This is a snapshot of an early working draft and has therefore been superseded by the HTML standard.

This document will not be further updated.

HTML 5

Call For Comments — 27 October 2007

8.5. Parsing HTML fragments

The following steps form the HTML fragment parsing algorithm. The algorithm takes as input a DOM Element, referred to as context, which gives the context for the parser, as well as input, a string to parse, and returns a list of zero or more nodes.

Parts marked fragment case in algorithms in the parser section are parts that only occur if the parser was created for the purposes of this algorithm. The algorithms have been annotated with such markings for informational purposes only; such markings have no normative weight. If it is possible for a condition described as a fragment case to occur even when the parser wasn't created for the purposes of handling this algorithm, then that is an error in the specification.

  1. Create a new Document node, and mark it as being an HTML document.

  2. Create a new HTML parser, and associate it with the just created Document node.

  3. Set the HTML parser's tokenisation stage's content model flag according to the context element, as follows:

    If it is a title or textarea element
    Set the content model flag to RCDATA.
    If it is a style, script, xmp, iframe, noembed, or noframes element
    Set the content model flag to CDATA.
    If it is a noscript element
    If scripting is enabled, set the content model flag to CDATA. Otherwise, set the content model flag to PCDATA.
    If it is a plaintext element
    Set the content model flag to PLAINTEXT.
    Otherwise
    Set the content model flag to PCDATA.
  4. Switch the HTML parser's tree construction stage to the main phase.

  5. Let root be a new html element with no attributes.

  6. Append the element root to the Document node created above.

  7. Set up the parser's stack of open elements so that it contains just the single element root.

  8. Reset the parser's insertion mode appropriately.

    The parser will reference the context node as part of that algorithm.
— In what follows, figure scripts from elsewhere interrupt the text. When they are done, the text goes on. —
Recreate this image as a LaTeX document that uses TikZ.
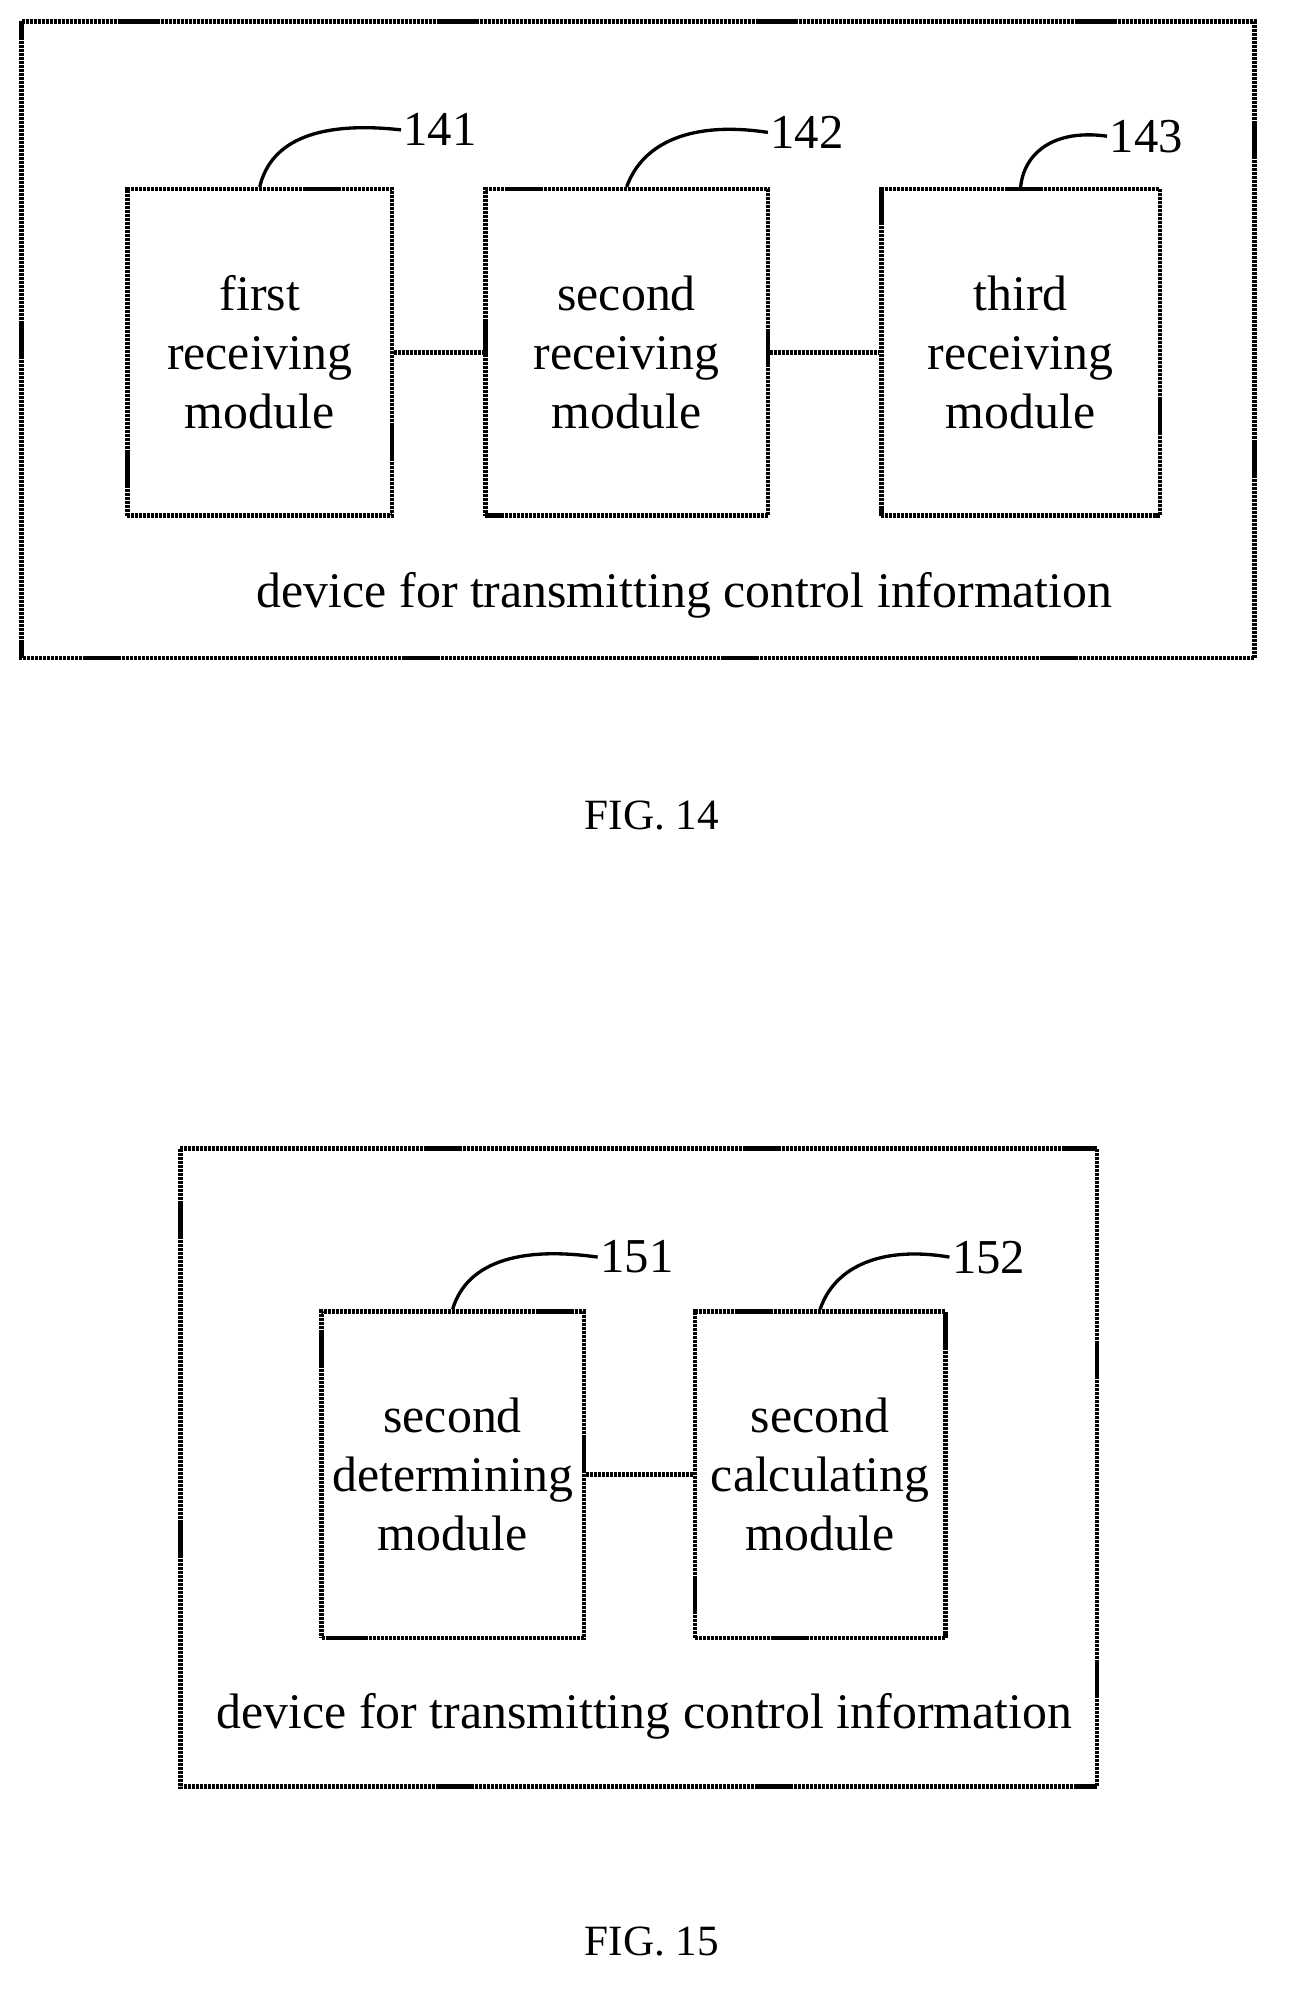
\documentclass[tikz,border=0pt]{standalone}
\usepackage{fontspec}
\setmainfont{Liberation Serif}
\begin{document}
\begin{tikzpicture}
[
  x=0.02cm, y=-0.02cm,
  frame/.style={draw, line width=2pt, dash pattern=on 1.4pt off 0.4pt},
  module/.style={frame, minimum width=#1*0.02cm, minimum height=259*0.02cm,
    align=center, font=\fontsize{22.5}{26.7}\selectfont},
  link/.style={line width=2pt, dash pattern=on 1.4pt off 0.4pt},
  lead/.style={line width=1.5pt},
  num/.style={anchor=west, inner sep=1pt, font=\fontsize{22}{25}\selectfont},
  devtext/.style={font=\fontsize{22.5}{26}\selectfont},
  fig/.style={font=\fontsize{19.5}{22}\selectfont}
]
\useasboundingbox (0,0) rectangle (1024,1587);

% FIG. 14
\draw[frame] (17,17) rectangle (995,522);
\node[module=210] (first) at (206,279.5) {first\\receiving\\module};
\node[module=224] (second) at (497,279.5) {second\\receiving\\module};
\node[module=221] (third) at (809.5,279.5) {third\\receiving\\module};
\draw[link] (first) -- (second);
\draw[link] (second) -- (third);
\node[num] (n141) at (318,103) {141};
\node[num] (n142) at (609,105) {142};
\node[num] (n143) at (878,108) {143};
\draw[lead] (first.north) .. controls (215,110) and (255,96) .. (n141.west);
\draw[lead] (second.north) .. controls (510,112) and (550,96) .. (n142.west);
\draw[lead] (third.north) .. controls (812,122) and (835,102) .. (n143.west);
\node[devtext] (dev14) at (543,472) {device for transmitting control information};
\node[fig] (fig14) at (517,647) {FIG. 14};

% FIG. 15
\draw[frame] (143,911) rectangle (870,1417);
\node[module=208] (determ) at (359,1169.5) {second\\determining\\module};
\node[module=199] (calc) at (650.5,1169.5) {second\\calculating\\module};
\draw[link] (determ) -- (calc);
\node[num] (n151) at (474,997) {151};
\node[num] (n152) at (753,997) {152};
\draw[lead] (determ.north) .. controls (370,1002) and (410,988) .. (n151.west);
\draw[lead] (calc.north) .. controls (662,1004) and (700,988) .. (n152.west);
\node[devtext] (dev15) at (511,1361) {device for transmitting control information};
\node[fig] (fig15) at (517,1540) {FIG. 15};
\end{tikzpicture}
\end{document}
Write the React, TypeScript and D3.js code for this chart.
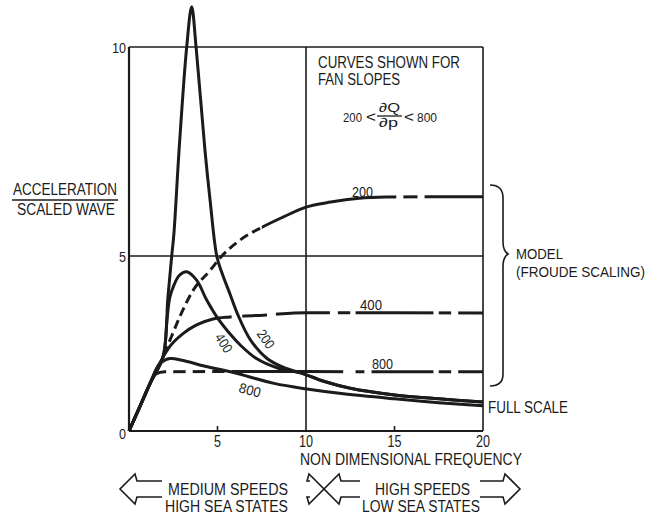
import React from "react";
import * as d3 from "d3";

// ---- data ----
const xTicks = [5, 10, 15, 20];
const yTicks = [0, 5, 10];

// full-scale curves
const fullScale200: [number, number][] = [
  [0, 0], [0.6, 0.68], [1.2, 1.37], [1.92, 2.11], [2.2, 3.83], [2.41, 4.98], [2.54, 5.55],
  [2.83, 7.54], [3.26, 10], [3.54, 10.96], [3.79, 10], [4.29, 7.54], [4.58, 6.34],
  [4.97, 4.97], [5.3, 4.45], [5.7, 3.92], [6.16, 3.31], [6.84, 2.62], [7.8, 2.07],
  [8.8, 1.8], [9.7, 1.66], [11, 1.42], [12.5, 1.22], [15, 1.03], [17.5, 0.92], [20, 0.83],
];
const fullScale400: [number, number][] = [
  [0, 0], [0.6, 0.68], [1.2, 1.37], [1.92, 2.11], [2.15, 3.2], [2.3, 3.8], [2.5, 4.12],
  [2.85, 4.45], [3.26, 4.55], [3.82, 4.31], [4.39, 3.74], [4.95, 3.27], [5.8, 2.72],
  [6.3, 2.45], [7.2, 2.07], [8.4, 1.8], [9.7, 1.66], [11, 1.42], [12.5, 1.22], [15, 1.03],
  [17.5, 0.92], [20, 0.83],
];
const fullScale800: [number, number][] = [
  [0, 0], [0.6, 0.68], [1.2, 1.37], [1.7, 1.9], [2.3, 2.07], [3, 2.02], [4.3, 1.85],
  [5.9, 1.67], [8.2, 1.36], [10.05, 1.2], [12, 1.07], [15, 0.92], [17.5, 0.81], [20, 0.72],
];

// model (Froude scaling) curves
const model200: [number, number][] = [
  [0, 0], [0.6, 0.68], [1.2, 1.37], [1.9, 2.1], [2.4, 2.7], [2.9, 3.3], [3.6, 4.0],
  [4.6, 4.6], [5.14, 4.94], [6.27, 5.38], [7.57, 5.7], [8.7, 5.93], [10, 6.17],
  [11.4, 6.29], [13, 6.38], [14.5, 6.41], [17, 6.42], [20, 6.42],
];
const model400: [number, number][] = [
  [0, 0], [0.6, 0.68], [1.2, 1.37], [1.8, 2.0], [2.3, 2.41], [3.07, 2.79], [3.82, 3.03],
  [4.75, 3.2], [5.7, 3.26], [7.6, 3.31], [10, 3.38], [15, 3.38], [20, 3.37],
];
const model800: [number, number][] = [
  [0, 0], [0.6, 0.68], [1.2, 1.37], [1.5, 1.62], [2.0, 1.69], [5, 1.7], [10, 1.7],
  [15, 1.69], [20, 1.69],
];

// ---- styling ----
const W = 665;
const H = 519;
const INK = "#1b1b1b";
const FONT = "'Liberation Sans', Arial, 'DejaVu Sans', sans-serif";

// solid pieces (x ranges) of the model curves; the rest is gaps
const solid200 = [[7.5, 15.1], [15.5, 16.3], [16.7, 20]];
const dashed200 = [1.9, 7.5];
const solid400 = [[0, 5.8], [6.4, 7.8], [8.3, 11.35], [11.8, 12.5], [12.8, 17.2], [17.5, 18.2], [18.6, 20]];
const solid800 = [[0, 2.1], [2.5, 3.2], [3.6, 4.3], [4.7, 5.4], [5.8, 12.1], [12.8, 13.3], [13.7, 17.2], [17.5, 18.2], [18.6, 20]];

export default function App() {
  const x = d3.scaleLinear().domain([0, 20]).range([129, 483]);
  const y = d3.scaleLinear().domain([0, 5, 10]).range([431, 256, 47]);
  const lineFS = d3
    .line<[number, number]>()
    .x((d) => x(d[0]))
    .y((d) => y(d[1]))
    .curve(d3.curveCatmullRom.alpha(0.5));
  const lineM = d3
    .line<[number, number]>()
    .x((d) => x(d[0]))
    .y((d) => y(d[1]))
    .curve(d3.curveMonotoneX);

  const clip = (id: string, ranges: number[][]) => (
    <clipPath id={id} key={id}>
      {ranges.map((r, i) => (
        <rect key={i} x={x(r[0])} y={0} width={x(r[1]) - x(r[0])} height={H} />
      ))}
    </clipPath>
  );

  const curveStyle = { fill: "none", stroke: INK, strokeWidth: 3, strokeLinecap: "butt" as const };

  const txt = (
    s: string,
    px: number,
    py: number,
    size: number,
    len?: number,
    anchor: "start" | "middle" | "end" = "start",
    extra: any = {}
  ) => (
    <text
      x={px}
      y={py}
      fontSize={size}
      fontFamily={FONT}
      fill={INK}
      textAnchor={anchor}
      textLength={len}
      lengthAdjust={len ? "spacingAndGlyphs" : undefined}
      {...extra}
    >
      {s}
    </text>
  );

  // double-headed hollow arrow, text sits in the shaft gap
  const arrow = (x0: number, x1: number, gap0: number, gap1: number, cy: number) => {
    const hh = 15, sh = 8, hl = 15;
    const top = cy - sh, bot = cy + sh;
    return (
      <g fill="none" stroke={INK} strokeWidth={1.6} strokeLinejoin="miter">
        <path d={`M${gap0},${top} L${x0 + hl + 2},${top} L${x0 + hl},${cy - hh} L${x0},${cy} L${x0 + hl},${cy + hh} L${x0 + hl + 2},${bot} L${gap0},${bot}`} />
        <path d={`M${gap1},${top} L${x1 - hl - 2},${top} L${x1 - hl},${cy - hh} L${x1},${cy} L${x1 - hl},${cy + hh} L${x1 - hl - 2},${bot} L${gap1},${bot}`} />
      </g>
    );
  };

  return (
    <svg width={W} height={H} style={{ position: "absolute", left: 0, top: 0, background: "#fff" }}>
      <defs>
        {clip("c200", solid200)}
        {clip("c200d", [dashed200])}
        {clip("c400", solid400)}
        {clip("c800", solid800)}
      </defs>

      {/* frame and reference lines */}
      <g stroke={INK} strokeWidth={1.6} fill="none">
        <line x1={x(0)} x2={x(20)} y1={y(0)} y2={y(0)} strokeWidth={2.2} />
        <line x1={x(0)} x2={x(0)} y1={y(0)} y2={y(10)} strokeWidth={2.2} />
        <line x1={x(0)} x2={x(20)} y1={y(10)} y2={y(10)} />
        <line x1={x(20)} x2={x(20)} y1={y(0)} y2={y(10)} />
        <line x1={x(0)} x2={x(20)} y1={y(5)} y2={y(5)} />
        <line x1={x(10)} x2={x(10)} y1={y(0)} y2={y(10)} />
        {xTicks.filter((t) => t !== 10 && t !== 20).map((t) => (
          <line key={t} x1={x(t)} x2={x(t)} y1={y(0)} y2={y(0) - 5} />
        ))}
      </g>

      {/* tick labels */}
      {xTicks.map((t) => (
        <React.Fragment key={"xt" + t}>{txt(String(t), x(t), y(0) + 16, 16, t < 10 ? 7 : 14, "middle")}</React.Fragment>
      ))}
      {yTicks.map((t) => (
        <React.Fragment key={"yt" + t}>{txt(String(t), 126, y(t) + (t === 0 ? 8 : 6), 14, t < 10 ? 7 : 14, "end")}</React.Fragment>
      ))}

      {/* axis titles */}
      {txt("ACCELERATION", 13, 195, 16, 104)}
      <line x1={12} x2={118} y1={200} y2={200} stroke={INK} strokeWidth={1.5} />
      {txt("SCALED WAVE", 17, 215, 16, 98)}
      {txt("NON DIMENSIONAL FREQUENCY", 300, 465, 16, 222)}

      {/* full-scale curves */}
      <path d={lineFS(fullScale200) || ""} {...curveStyle} />
      <path d={lineFS(fullScale400) || ""} {...curveStyle} />
      <path d={lineFS(fullScale800) || ""} {...curveStyle} />

      {/* model curves */}
      <path d={lineM(model200) || ""} {...curveStyle} clipPath="url(#c200)" />
      <path d={lineM(model200) || ""} {...curveStyle} strokeDasharray="9,5" clipPath="url(#c200d)" />
      <path d={lineM(model400) || ""} {...curveStyle} clipPath="url(#c400)" />
      <path d={lineM(model800) || ""} {...curveStyle} clipPath="url(#c800)" />

      {/* curve labels */}
      {txt("200", 352, 197, 15, 21)}
      {txt("400", 360, 310, 15, 22)}
      {txt("800", 372, 369, 15, 21)}
      <g transform="translate(266,339) rotate(55)">{txt("200", 0, 5, 14, 20, "middle")}</g>
      <g transform="translate(224,343) rotate(57)">{txt("400", 0, 5, 14, 20, "middle")}</g>
      <g transform="translate(250,390) rotate(15)">{txt("800", 0, 5, 14, 22, "middle")}</g>

      {/* annotation */}
      {txt("CURVES SHOWN FOR", 318, 68, 16, 142)}
      {txt("FAN SLOPES", 318, 85, 16, 82)}
      {txt("200", 343, 122, 13, 19)}
      {txt("<", 366, 122, 14, 10)}
      {txt("\u2202Q", 379, 112, 13, 21)}
      <line x1={377} x2={402} y1={116} y2={116} stroke={INK} strokeWidth={1.3} />
      {txt("\u2202p", 379, 127, 13, 19)}
      {txt("<", 404, 122, 14, 10)}
      {txt("800", 417, 122, 13, 20)}

      {/* brace + model label */}
      <path
        d="M490,185 C499,185 503,189 503,198 L503,242 C503,249 505,252 508,254 C505,256 503,259 503,266 L503,374 C503,382 499,386 490,386"
        fill="none"
        stroke={INK}
        strokeWidth={1.6}
      />
      {txt("MODEL", 516, 259, 15, 47)}
      {txt("(FROUDE SCALING)", 516, 277, 15, 129)}
      {txt("FULL SCALE", 488, 413, 16, 80)}

      {/* bottom arrows */}
      {arrow(120, 324, 162, 310, 489)}
      {arrow(324, 520, 360, 480, 489)}
      {txt("MEDIUM SPEEDS", 168, 495, 16, 120)}
      {txt("HIGH SEA STATES", 165, 512, 16, 123)}
      {txt("HIGH SPEEDS", 375, 495, 16, 95)}
      {txt("LOW SEA STATES", 362, 512, 16, 118)}
    </svg>
  );
}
  9. Set the parser's form element pointer to the nearest node to the context that is a form element (going straight up the ancestor chain, and including the element itself, if it is a form element), or, if there is no such form element, to null.

  10. Place into the input stream for the HTML parser just created the input.

  11. Start the parser and let it run until it has consumed all the characters just inserted into the input stream.

  12. Return all the child nodes of root, preserving the document order.